How to ease the pain of missing someone at Christmas

If you've lost a loved one, often you may find that you'd like to just sleep through December and wake up on January 2, without having to go through a heart-wrenching festive season.
Let's be honest, it will be a difficult time of year, but there are ways in which you can alleviate that pain, even just a little.
The most important thing to note is that there is no 'right' or 'wrong' way of dealing with grief and getting through Christmas.
For some, it may feel right to carry on with Christmas as usual but with some new traditions to acknowledge their lost loved one. For others, the simple act of remembering their loved one − or even acknowledging that it's Christmas time − is all too painful and difficult.
There's no right way of feeling or behaving, and it's important to be kind to yourself and acknowledge that your distress is completely normal.
Often the anticipation of pain on Christmas Day is a lot worse than the actual day itself, so treat yourself gently and with care in the build-up to the big day.
If you are feeling up to acknowledging a loved one who has passed away, here are a few things you could look at doing:
  • Light a special candle to acknowledge them – keep the flame going whenever you want to feel they are close, or make them a part of the process.
  • Leave a setting for them at the table. Was there a spot they always sat at? Maybe keep their spot free this year and acknowledge them in a toast.
  • Make their favourite dish. Did they always want creamy mashed potato with the meal? Don't leave it out this year – make it as a nod to them.
  • Give a gift to a child in need or donate to a charity in your loved one's name.

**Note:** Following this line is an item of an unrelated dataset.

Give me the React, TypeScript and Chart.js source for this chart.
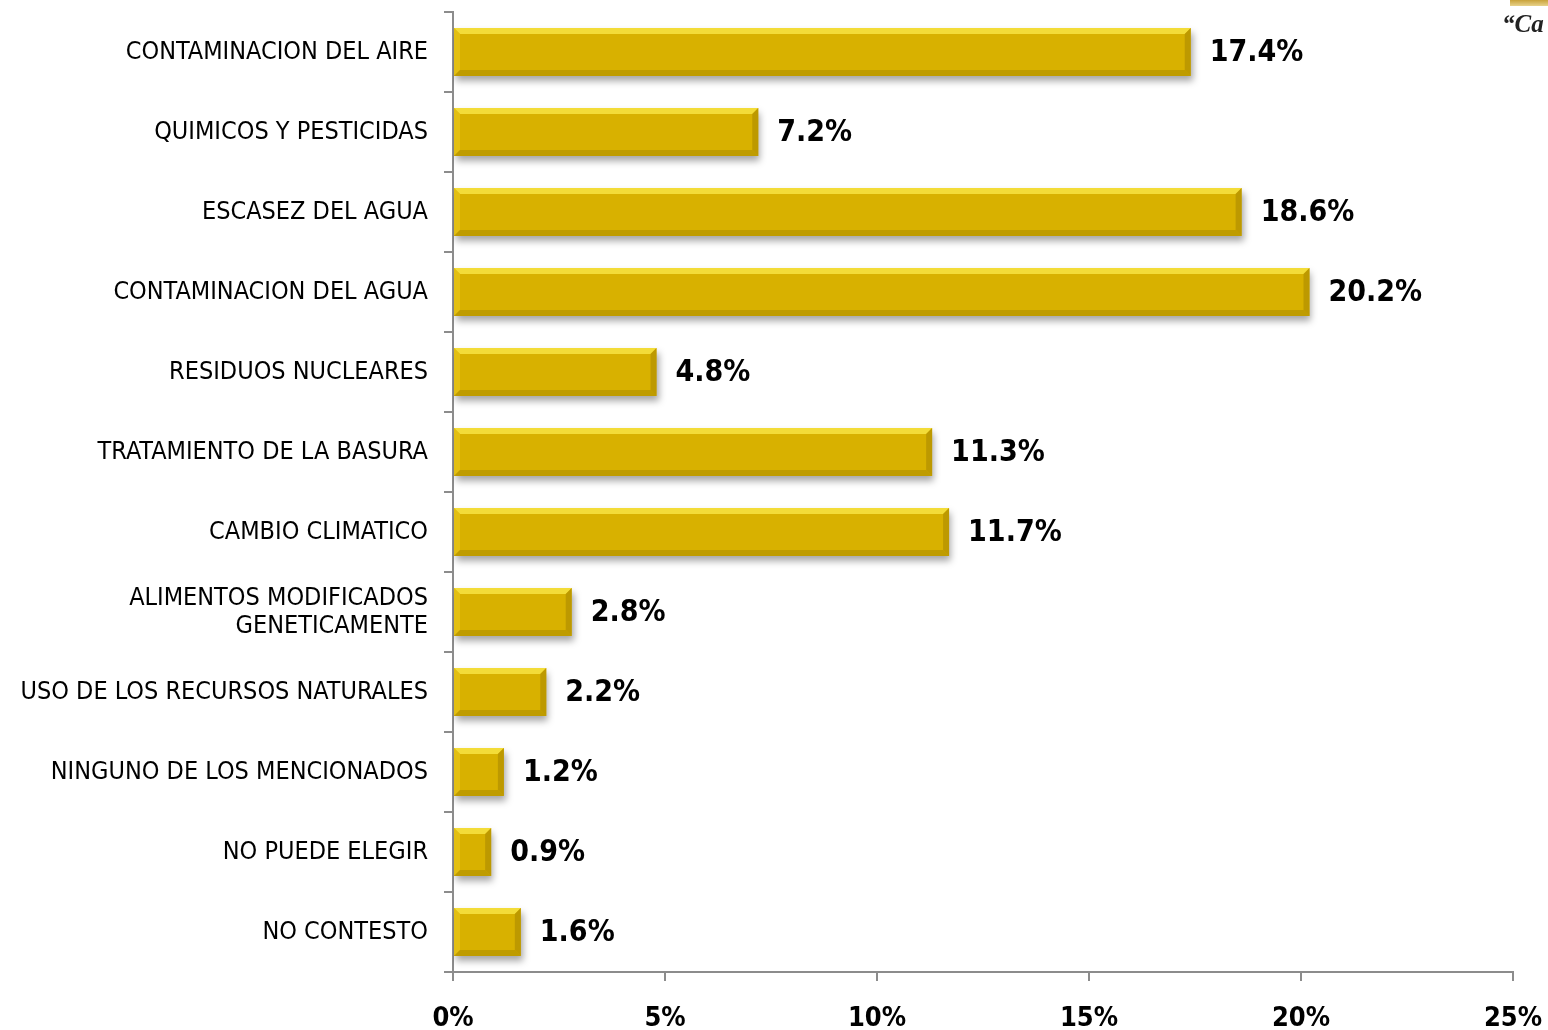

How to support someone grieving at Christmas

  • Say any of the following sentences: "At least you had him for all those years you did." "God needed another angel." "Don't be sad – at least he isn't suffering any more." "I know how you feel." "You're still sad? He died three years ago!"
  • Avoid them, or not send a Christmas card. Make sure you write to them and acknowledge their loss, while also sending your love and support.
  • Ask if they'd like to talk about their loved one. Often we worry that bringing up the subject, or saying their name, will upset the griever – but typically it's the exact opposite. Their loved one is likely on their mind, so they may want the chance to talk about them. They may not be ready to talk, but giving them the option is a caring gesture.
  • Communicate what would be helpful and unhelpful – would they rather you didn't talk about their loss this year? Would it be helpful if you cooked a meal for them? Could you drive and accompany them to a function they're worried about going to alone? Often we say to people, "Let me know what I can do to help", but in times of grief we're often too overwhelmed to respond. The tough part is, once we're out of that initial grieving period, we're more aware of what would help – but given the time that's passed we worry about asking for help. Keep checking in, to see what you can do!

Ending negative self-talk

Louise Rees says one of the most disastrous things about becoming isolated is that over time it can really undermine confidence.
This can make it difficult to form connections or accept opportunities to socialise.
"We need to be careful about self-talk – those negative thoughts we have," Louise says. "When people who are feeling lonely, isolated and low on self-esteem receive an invite, they can end up turning it down, thinking, 'Oh, they don't really want me there.' But the reality is, you were invited to that function for a reason. You were invited because the person wanted you to be there!"
Louise says it can be the same negative reasoning that talks people out of sending Christmas cards – thinking, 'Oh, they don't want to hear from me! I've got nothing to say!'
But, again, the reality is probably quite different. There are likely many people who would enjoy receiving a card from you.
"There could be someone who is in similar circumstances, who would be absolutely delighted to hear from you," Louise tells. "That card could really make their day."